Hashes support efficient data structures

Hash-based identifiers help detect duplicate content, address objects by their bytes, and build Merkle trees where a root digest summarizes many records. Version-control systems use hashes to connect content and history. These designs rely on both deterministic output and collision resistance.

A content hash should still be paired with size limits and validation. An identifier can confirm retrieved bytes match the requested digest, but it does not make those bytes safe to parse or execute.

Checksums and cryptographic hashes have different goals

CRC32 and similar checksums efficiently detect accidental transmission errors. They are not designed to resist deliberate manipulation. Cryptographic hashes cost more but provide properties needed when an adversary may choose the input.

Select the tool based on the threat model. A checksum can be perfect for catching storage corruption; it is insufficient for verifying a software update from an untrusted network.

Algorithm choice includes an output policy

A digest is commonly rendered as hexadecimal or Base64 text so people and text-based systems can transport it. Those representations describe the same underlying bytes, but comparisons fail when producers disagree about casing, padding, or alphabet. Protocols should define the algorithm and exact output encoding rather than saying only “send the hash.”

Truncating a digest may be acceptable for non-security cache keys, but it reduces collision resistance. Security protocols should follow established lengths and constructions instead of shortening values for visual convenience.

Streaming avoids loading entire files

Hash functions process input incrementally. A program can read a large file in chunks and update the digest state without holding the entire file in memory. This makes hashes practical for downloads, backups, and object storage even when files are many gigabytes.
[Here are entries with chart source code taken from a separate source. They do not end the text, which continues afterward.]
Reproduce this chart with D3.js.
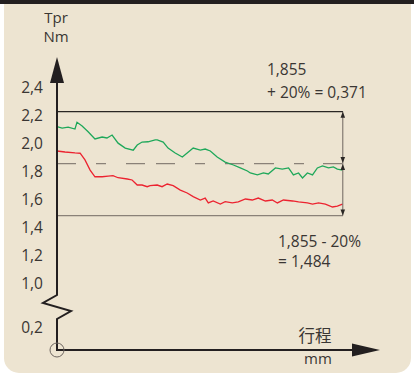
<!DOCTYPE html>
<html>
<head>
<meta charset="utf-8">
<script src="https://cdn.jsdelivr.net/npm/d3@7"></script>
<style>
  html, body { margin: 0; padding: 0; background: #ffffff; }
  svg { display: block; }
  text { font-family: "Open Sans", "Noto Sans", sans-serif; fill: #3a3633; }
</style>
</head>
<body>
<svg id="chart" width="414" height="376"></svg>
<script>
// Torque (Nm) against stroke (mm) for two test runs
const strokeGreen = [0, 1.8, 3.9, 6.3, 7.0, 8.8, 10.9, 13.3, 15.8, 17.5, 19.3, 21.4, 23.9, 26.7, 28.1, 29.8, 31.9, 34.4, 35.1, 37.2, 38.9, 41.4, 43.9, 45.6, 47.7, 50.2, 51.9, 53.7, 56.1, 58.9, 61.8, 64.2, 66.7, 67.7, 70.2, 72.3, 74.0, 76.5, 78.9, 81.1, 82.8, 84.6, 86.0, 87.7, 89.5, 91.2, 93.0, 95.1, 96.8, 98.2, 100];
const torqueGreen = [2.119, 2.109, 2.116, 2.102, 2.150, 2.124, 2.083, 2.031, 2.045, 2.038, 2.059, 2.001, 1.966, 1.951, 1.988, 2.009, 2.011, 2.024, 2.024, 2.009, 1.966, 1.931, 1.902, 1.931, 1.966, 1.952, 1.959, 1.945, 1.902, 1.866, 1.845, 1.824, 1.802, 1.788, 1.774, 1.788, 1.781, 1.824, 1.816, 1.824, 1.774, 1.788, 1.752, 1.788, 1.774, 1.824, 1.838, 1.824, 1.831, 1.816, 1.809];

const strokeRed = [0, 2.8, 6.3, 8.1, 9.8, 11.6, 13.3, 15.8, 17.9, 19.6, 21.4, 24.6, 26.3, 28.1, 29.8, 31.6, 32.6, 35.1, 36.8, 38.6, 40.7, 43.2, 45.6, 47.7, 50.2, 51.9, 53.0, 54.7, 57.2, 58.9, 61.4, 63.5, 66.0, 68.4, 70.5, 73.0, 75.4, 77.2, 79.3, 82.5, 84.6, 87.7, 89.5, 91.6, 94.0, 96.5, 98.2, 100];
const torqueRed = [1.945, 1.938, 1.931, 1.929, 1.881, 1.809, 1.761, 1.761, 1.766, 1.769, 1.754, 1.745, 1.738, 1.702, 1.702, 1.690, 1.697, 1.702, 1.690, 1.709, 1.697, 1.666, 1.645, 1.619, 1.595, 1.609, 1.574, 1.588, 1.566, 1.583, 1.574, 1.581, 1.602, 1.595, 1.609, 1.588, 1.595, 1.574, 1.595, 1.588, 1.581, 1.574, 1.566, 1.574, 1.566, 1.545, 1.552, 1.566];

const yTicks = [0.2, 1.0, 1.2, 1.4, 1.6, 1.8, 2.0, 2.2, 2.4];
const nominal = 1.855;
const upperLimit = 2.226;   // 1,855 + 20%
const lowerLimit = 1.484;   // 1,855 - 20%

const upperNote = ["1,855", "+ 20% = 0,371"];
const lowerNote = ["1,855 - 20%", "= 1,484"];
const yTitle = ["Tpr", "Nm"];
const xTitle = ["行程", "mm"];

const svg = d3.select("#chart");

// panel: beige card, dark rule on top, rounded lower corners
const L = 4, R = 411, B = 373, r = 15;
svg.append("path")
  .attr("d", `M${L},0 H${R} V${B - r} A${r},${r} 0 0 1 ${R - r},${B} H${L + r} A${r},${r} 0 0 1 ${L},${B - r} Z`)
  .attr("fill", "#ede4d1");
svg.append("rect").attr("x", 0).attr("y", 0).attr("width", 414).attr("height", 4).attr("fill", "#231f20");

// scales: y axis is broken between 0,2 and 1,0
const x = d3.scaleLinear().domain([0, 100]).range([57, 342.5]);
const y = d3.scaleLinear().domain([0, 0.2, 1.0, 2.4]).range([350, 328, 283.3, 87.3]);

const x0 = x(0), y0 = y(0);

// tick labels
const yAxis = d3.axisLeft(y)
  .tickValues(yTicks)
  .tickSize(0)
  .tickPadding(14)
  .tickFormat(d => d3.format(".1f")(d).replace(".", ","));
const gy = svg.append("g").attr("transform", `translate(${x0},0)`).call(yAxis);
gy.select(".domain").remove();
gy.selectAll("text")
  .attr("font-family", "'Open Sans', 'Noto Sans', sans-serif")
  .attr("font-size", 15.5)
  .attr("fill", "#3a3633");

// limit lines
svg.append("line")
  .attr("x1", x0).attr("x2", x(100) + 0.5)
  .attr("y1", y(upperLimit)).attr("y2", y(upperLimit))
  .attr("stroke", "#2a2624").attr("stroke-width", 1.2);
svg.append("line")
  .attr("x1", x0).attr("x2", x(100) + 0.5)
  .attr("y1", y(lowerLimit)).attr("y2", y(lowerLimit))
  .attr("stroke", "#8a8178").attr("stroke-width", 1.2);
svg.append("line")
  .attr("x1", x0).attr("x2", x(100))
  .attr("y1", y(nominal)).attr("y2", y(nominal))
  .attr("stroke", "#8a8178").attr("stroke-width", 1.2)
  .attr("stroke-dasharray", "19 20 10 20 19 11 19 20 10 20 19 10 20 20 10 19 19");

// torque curves
const line = d3.line().x(d => x(d[0])).y(d => y(d[1]));
svg.append("path")
  .datum(d3.zip(strokeGreen, torqueGreen))
  .attr("d", line)
  .attr("fill", "none").attr("stroke", "#1fa85a").attr("stroke-width", 1.3);
svg.append("path")
  .datum(d3.zip(strokeRed, torqueRed))
  .attr("d", line)
  .attr("fill", "none").attr("stroke", "#ec2330").attr("stroke-width", 1.3);

// dimension arrows for ±20%
const dx = x(100) + 0.3;
svg.append("line")
  .attr("x1", dx).attr("x2", dx)
  .attr("y1", y(upperLimit)).attr("y2", y(lowerLimit))
  .attr("stroke", "#6e6660").attr("stroke-width", 1);
function tip(ty, dir) {
  // dir: -1 points up, +1 points down
  const len = 6, hw = 2.3;
  svg.append("path")
    .attr("d", `M${dx},${ty} L${dx - hw},${ty - dir * len} L${dx + hw},${ty - dir * len} Z`)
    .attr("fill", "#2a2624");
}
tip(y(upperLimit), -1);
tip(y(nominal) - 0.5, 1);
tip(y(nominal) + 0.5, -1);
tip(y(lowerLimit), 1);

// axes with arrowheads and axis break
const axisColor = "#231f20";
svg.append("path")
  .attr("d", `M${x0},82 V295 L${x0 - 14},303 L${x0 + 14},311 L${x0},319 V${y0} H353`)
  .attr("fill", "none").attr("stroke", axisColor).attr("stroke-width", 2)
  .attr("stroke-linejoin", "miter");
svg.append("path")
  .attr("d", `M${x0},57 L${x0 - 7},83 L${x0 + 7},83 Z`)
  .attr("fill", axisColor);
svg.append("path")
  .attr("d", `M380,${y0} L352,${y0 - 6.5} L352,${y0 + 6.5} Z`)
  .attr("fill", axisColor);
svg.append("circle")
  .attr("cx", x0).attr("cy", y0).attr("r", 7)
  .attr("fill", "none").attr("stroke", "#6e6660").attr("stroke-width", 1);

// axis titles
svg.selectAll("text.ytitle").data(yTitle).enter().append("text")
  .attr("class", "ytitle")
  .attr("x", 56).attr("y", (d, i) => 23 + i * 19)
  .attr("text-anchor", "middle").attr("font-size", 15)
  .text(d => d);
svg.append("text")
  .attr("x", 315).attr("y", 342)
  .attr("text-anchor", "middle").attr("font-size", 16.5)
  .style("font-family", "'Noto Sans CJK SC', sans-serif")
  .text(xTitle[0]);
svg.append("text")
  .attr("x", 318).attr("y", 364)
  .attr("text-anchor", "middle").attr("font-size", 15)
  .text(xTitle[1]);

// tolerance notes
svg.selectAll("text.up").data(upperNote).enter().append("text")
  .attr("class", "up")
  .attr("x", 267).attr("y", (d, i) => 75 + i * 23)
  .attr("font-size", 15.5)
  .text(d => d);
svg.selectAll("text.low").data(lowerNote).enter().append("text")
  .attr("class", "low")
  .attr("x", 278).attr("y", (d, i) => 247 + i * 20)
  .attr("font-size", 15.5)
  .text(d => d);
</script>
</body>
</html>
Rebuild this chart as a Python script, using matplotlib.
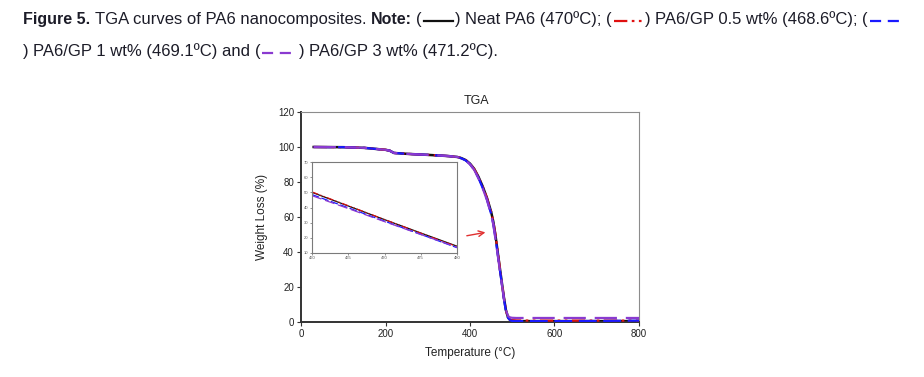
import matplotlib
matplotlib.use('Agg')
import matplotlib.pyplot as plt
from matplotlib.lines import Line2D

plt.rcParams['font.family'] = ['Liberation Sans', 'DejaVu Sans']

W, H = 924, 377

# ---------------- data ----------------
temps = [30, 100, 150, 200, 210, 220, 250, 300, 350, 370, 380, 390, 400, 410,
         420, 430, 440, 450, 455, 460, 465, 470, 475, 480, 485, 490, 495, 500,
         510, 550, 600, 700, 800]
neat = [100.0, 99.9, 99.5, 98.4, 97.9, 96.6, 96.1, 95.5, 94.8, 94.3, 93.6,
        92.5, 90.5, 87.5, 83.0, 77.5, 71.0, 63.0, 57.5, 50.0, 41.0, 32.0, 23.2,
        14.5, 6.8, 2.6, 1.1, 0.7, 0.5, 0.5, 0.5, 0.5, 0.5]
gp05 = [100.0, 99.9, 99.5, 98.4, 97.9, 96.6, 96.1, 95.5, 94.8, 94.3, 93.6,
        92.5, 90.4, 87.3, 82.8, 77.3, 70.8, 63.0, 57.6, 50.3, 41.2, 32.1, 23.1,
        14.2, 6.6, 2.6, 1.3, 1.0, 0.9, 0.8, 0.8, 0.8, 0.8]
gp1 = [100.0, 99.9, 99.5, 98.4, 97.9, 96.6, 96.1, 95.5, 94.8, 94.3, 93.5,
       92.3, 90.2, 87.0, 82.3, 76.6, 70.0, 61.8, 56.2, 48.5, 39.8, 31.0, 22.3,
       13.5, 6.2, 2.4, 1.0, 0.6, 0.5, 0.5, 0.5, 0.6, 0.8]
gp3 = [100.0, 99.9, 99.5, 98.4, 97.9, 96.6, 96.1, 95.5, 94.8, 94.3, 93.5,
       92.3, 90.1, 86.9, 82.1, 76.4, 69.8, 61.5, 55.8, 47.8, 39.3, 30.7, 22.2,
       13.8, 6.8, 3.4, 2.6, 2.4, 2.3, 2.3, 2.3, 2.3, 2.3]

ins_temps = [460, 465, 470, 475, 480]
ins_neat = [50.0, 41.0, 32.0, 23.2, 14.5]
ins_gp05 = [50.3, 41.2, 32.1, 23.1, 14.2]
ins_gp1 = [48.5, 39.8, 31.0, 22.3, 13.5]
ins_gp3 = [47.8, 39.3, 30.7, 22.2, 13.8]

main_xticks = [0, 200, 400, 600, 800]
main_yticks = [0, 20, 40, 60, 80, 100, 120]
ins_xticks = [460, 465, 470, 475, 480]
ins_yticks = [10, 20, 30, 40, 50, 60, 70]

C_NEAT, C_05, C_1, C_3 = '#111111', '#e01010', '#1a1aff', '#8a3ad0'
ST_05 = (0, (6, 2, 1.2, 2, 1.2, 2))
ST_1 = (0, (8, 3))
ST_3 = (0, (10, 4))

fig = plt.figure(figsize=(W / 100, H / 100), dpi=100)
fig.patch.set_facecolor('white')

# ---------------- caption ----------------
TXT = '#1c1c28'
FS = 12.0
FSB = 11.5
r = fig.canvas.get_renderer()


def caption(items, y_px, x0=23):
    x = x0
    for it in items:
        kind = it[0]
        if kind == 'text':
            _, s, bold = it
            t = fig.text(x / W, 1 - y_px / H, s, fontsize=FSB if bold else FS,
                         color=TXT, fontweight='bold' if bold else 'normal',
                         ha='left', va='baseline')
            x += t.get_window_extent(r).width
        elif kind == 'gap':
            x += it[1]
        else:
            _, col, ls, L = it
            yy = 1 - (y_px - 3.5) / H
            fig.add_artist(Line2D([(x + 2) / W, (x + 2 + L) / W], [yy, yy],
                                  transform=fig.transFigure, color=col,
                                  linestyle=ls, linewidth=1.6))
            x += L + 4


SP = 4.6
caption([('text', 'Figure 5.', True), ('gap', SP),
         ('text', 'TGA curves of PA6 nanocomposites.', False), ('gap', SP),
         ('text', 'Note:', True), ('gap', SP), ('text', '(', False),
         ('line', C_NEAT, '-', 29), ('text', ')', False), ('gap', SP),
         ('text', 'Neat PA6 (470ºC);', False), ('gap', SP),
         ('text', '(', False), ('line', C_05, ST_05, 29), ('text', ')', False),
         ('gap', SP), ('text', 'PA6/GP 0.5 wt% (468.6ºC);', False),
         ('gap', SP), ('text', '(', False), ('line', C_1, (0, (5, 3)), 30)], 24)
caption([('text', ')', False), ('gap', SP),
         ('text', 'PA6/GP 1 wt% (469.1ºC) and', False), ('gap', SP),
         ('text', '(', False), ('line', C_3, (0, (5, 3)), 34),
         ('text', ')', False),
         ('gap', SP), ('text', 'PA6/GP 3 wt% (471.2ºC).', False)], 56)

# ---------------- main axes ----------------
ax = fig.add_axes([301 / W, 1 - 322 / H, 338 / W, 210 / H])
ax.plot(temps, neat, color=C_NEAT, lw=1.8, ls='-', zorder=2)
ax.plot(temps, gp05, color=C_05, lw=1.6, ls=ST_05, zorder=3)
ax.plot(temps, gp1, color=C_1, lw=1.6, ls=ST_1, zorder=4)
ax.plot(temps, gp3, color=C_3, lw=1.6, ls=ST_3, zorder=5)
ax.set_xlim(0, 800)
ax.set_ylim(0, 120)
ax.set_xticks(main_xticks)
ax.set_yticks(main_yticks)
ax.tick_params(labelsize=7, length=3, width=0.8, colors='#333333',
               labelcolor='#222222', pad=2)
for side in ('left', 'bottom'):
    ax.spines[side].set_color('#333333')
    ax.spines[side].set_linewidth(1.4)
for side in ('top', 'right'):
    ax.spines[side].set_color('#8c8c8c')
    ax.spines[side].set_linewidth(0.8)
ax.set_xlabel('Temperature (°C)', fontsize=8.5, color='#222222', labelpad=6)
ax.set_ylabel('Weight Loss (%)', fontsize=8.5, color='#222222', labelpad=7)
ax.text(0.52, 1.025, 'TGA', transform=ax.transAxes, fontsize=9,
        color='#222222', ha='center', va='bottom')
ax.annotate('', xy=(443, 51.5), xytext=(386, 49),
            arrowprops=dict(arrowstyle='->', color='#e03030', lw=1.0,
                            mutation_scale=10))

# ---------------- inset ----------------
ai = fig.add_axes([312 / W, 1 - 253 / H, 145 / W, 91 / H])
ai.plot(ins_temps, ins_neat, color=C_NEAT, lw=0.9, ls='-')
ai.plot(ins_temps, ins_gp05, color=C_05, lw=0.8, ls=ST_05)
ai.plot(ins_temps, ins_gp1, color=C_1, lw=0.9, ls=(0, (6, 2)))
ai.plot(ins_temps, ins_gp3, color=C_3, lw=0.9, ls=(0, (8, 3)))
ai.set_xlim(460, 480)
ai.set_ylim(10, 70)
ai.set_xticks(ins_xticks)
ai.set_yticks(ins_yticks)
ai.tick_params(labelsize=3, length=1.5, width=0.5, colors='#666666',
               labelcolor='#555555', pad=1)
for s in ai.spines.values():
    s.set_color('#7a7a7a')
    s.set_linewidth(0.8)

fig.savefig('out.png', dpi=100, facecolor='white')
Streamed verification should still handle read errors and confirm expected file length. A digest calculated over an incomplete stream is a valid hash of incomplete data, so operational checks remain important.

A digest is evidence with context

A hash can prove that the bytes you have match bytes represented by a trusted digest. It can support signatures, deduplication, caching, and tamper detection. It cannot explain who created the data, whether the content is safe, or whether the expected digest itself is trustworthy.

Using hashes correctly means preserving exact bytes, choosing an algorithm suited to the threat, and securing the channel or signature that establishes the expected value. With that context, a small digest becomes a dependable tool for reasoning about large amounts of data.